Sterling, in last year the average -- in FY '11, the average was 2.7 years. And so this year with 2.7, a 2.9, with a 2.6 Q1, is still where we think average comes out. Again, all down to the specifics of which contracts and the duration by customer.

Operator

And at this time, I am showing we have about 5 minutes left of the allotted time. And we have a question from the line of Rich Valera with Needham & Company.

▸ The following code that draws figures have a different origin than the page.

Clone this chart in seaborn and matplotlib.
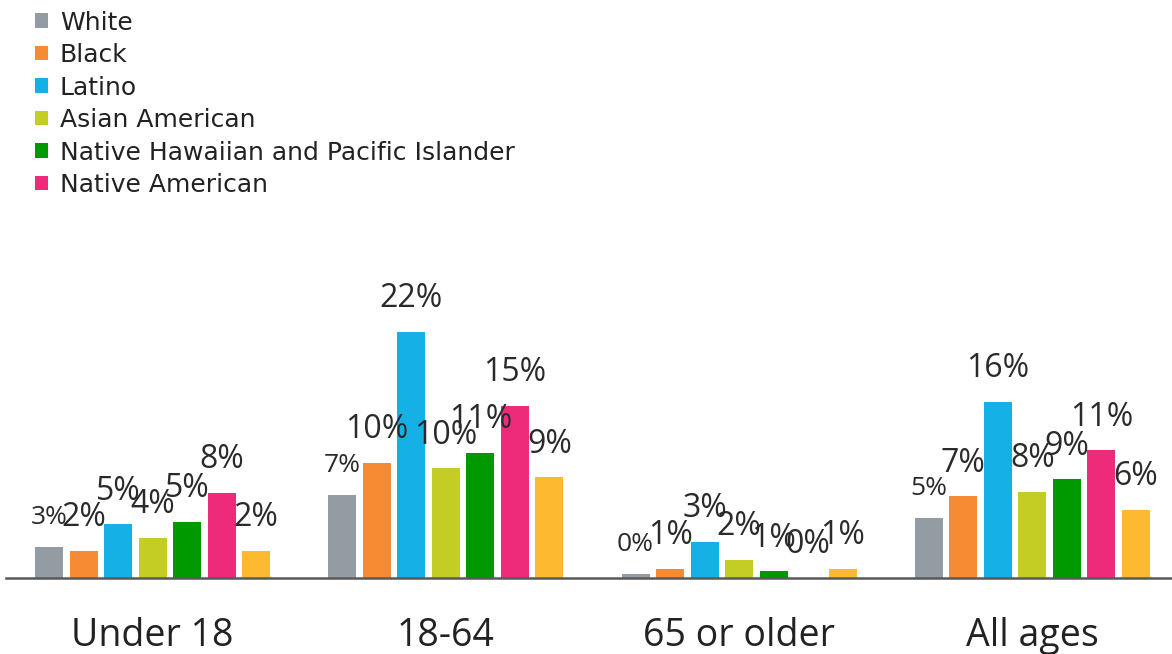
import matplotlib.pyplot as plt
import pandas as pd
import seaborn as sns

# data (share in %)
ages = ["Under 18", "18-64", "65 or older", "All ages"]
groups = ["White", "Black", "Latino", "Asian American",
          "Native Hawaiian and Pacific Islander", "Native American", "Multiracial"]
white = [2.8, 7.4, 0.4, 5.4]
black = [2.4, 10.3, 0.8, 7.3]
latino = [4.8, 22.0, 3.2, 15.7]
asian = [3.6, 9.8, 1.6, 7.7]
nhpi = [5.0, 11.2, 0.6, 8.8]
native = [7.6, 15.4, 0.0, 11.4]
multi = [2.4, 9.0, 0.8, 6.1]
colors = ["#939ba3", "#f68b33", "#15b1e6", "#c3cd23", "#009a00", "#ee2a7b", "#fdb92f"]

rows = []
for g, vals in zip(groups, [white, black, latino, asian, nhpi, native, multi]):
    for a, v in zip(ages, vals):
        rows.append({"age": a, "group": g, "value": v})
df = pd.DataFrame(rows)

sns.set_style("white")
plt.rcParams['font.family'] = ['DejaVu Sans']

fig = plt.figure(figsize=(11.72, 6.54), dpi=100)
ax = fig.add_axes([6 / 1172, 76 / 654, 1173 / 1172, 358 / 654])

sns.barplot(data=df, x="age", y="value", hue="group", order=ages, hue_order=groups,
            palette=colors, saturation=1, width=0.824, gap=0.19, linewidth=0, ax=ax)

ax.set_ylim(0, 358 / 11.2)
ax.set_xlim(-0.5, 3.5)
ax.set_xlabel("")
ax.set_ylabel("")
ax.set_yticks([])
for s in ["top", "left", "right"]:
    ax.spines[s].set_visible(False)
ax.spines["bottom"].set_color("#595959")
ax.spines["bottom"].set_linewidth(1.8)
ax.tick_params(axis="x", length=0, pad=28, labelsize=27, labelcolor="#222222")
for t in ax.get_xticklabels():
    t.set_family("Open Sans")

for i, cont in enumerate(ax.containers):
    size = 19 if i == 0 else 23
    ax.bar_label(cont, labels=[f"{round(b.get_height()):.0f}%" for b in cont],
                 padding=12, fontsize=size, color="#2a2a2a", family="Open Sans")

handles, labels = ax.get_legend_handles_labels()
ax.get_legend().remove()
fig.legend(handles[:6], labels[:6], loc="upper left", bbox_to_anchor=(12 / 1172, 1 + 12 / 654),
           frameon=False, fontsize=18, handlelength=0.52, handleheight=0.52,
           handletextpad=0.5, labelspacing=0.34, labelcolor="#222222")

fig.savefig("out.png", dpi=100)
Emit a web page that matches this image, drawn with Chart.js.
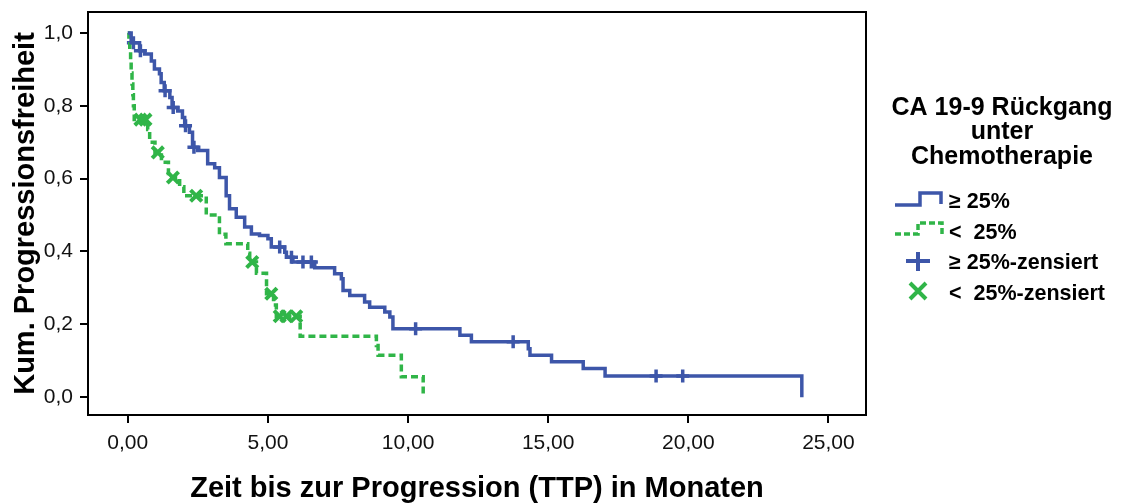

Richard Valera - Needham & Company, LLC, Research Division

Brian, I was just wondering if you'd be willing to give the ratable verse upfront split in Magma's just completed quarter?

Brian M. Beattie

Rich, honestly, I don't have that right in front of me. We just got the P&L's in the last day or so. So I've got the full financial's balance sheet, but we still have to do the analytics on that profile.

Operator

There are no other questions in queue.

Aart J. de Geus

Well, in that case, let me wrap it up. Thank you very much for the time you spent with us. I think that we had not only a very strong quarter, but a very good outlook for the rest of the year. That is, of course, amended by the fact that the Magma team will now be joining us. We have a lot of work to do there, but we sense that this is actually a great addition, at exactly the right time in our markets. And we will do our best to turn this also into a strong shareholder value-creation opportunity. Thank you very much for your attention today.

Operator

Okay. Ladies and gentleman, that does conclude your conference for today. Thank you for your participation and for using AT&T executive teleconference service. You may now disconnect.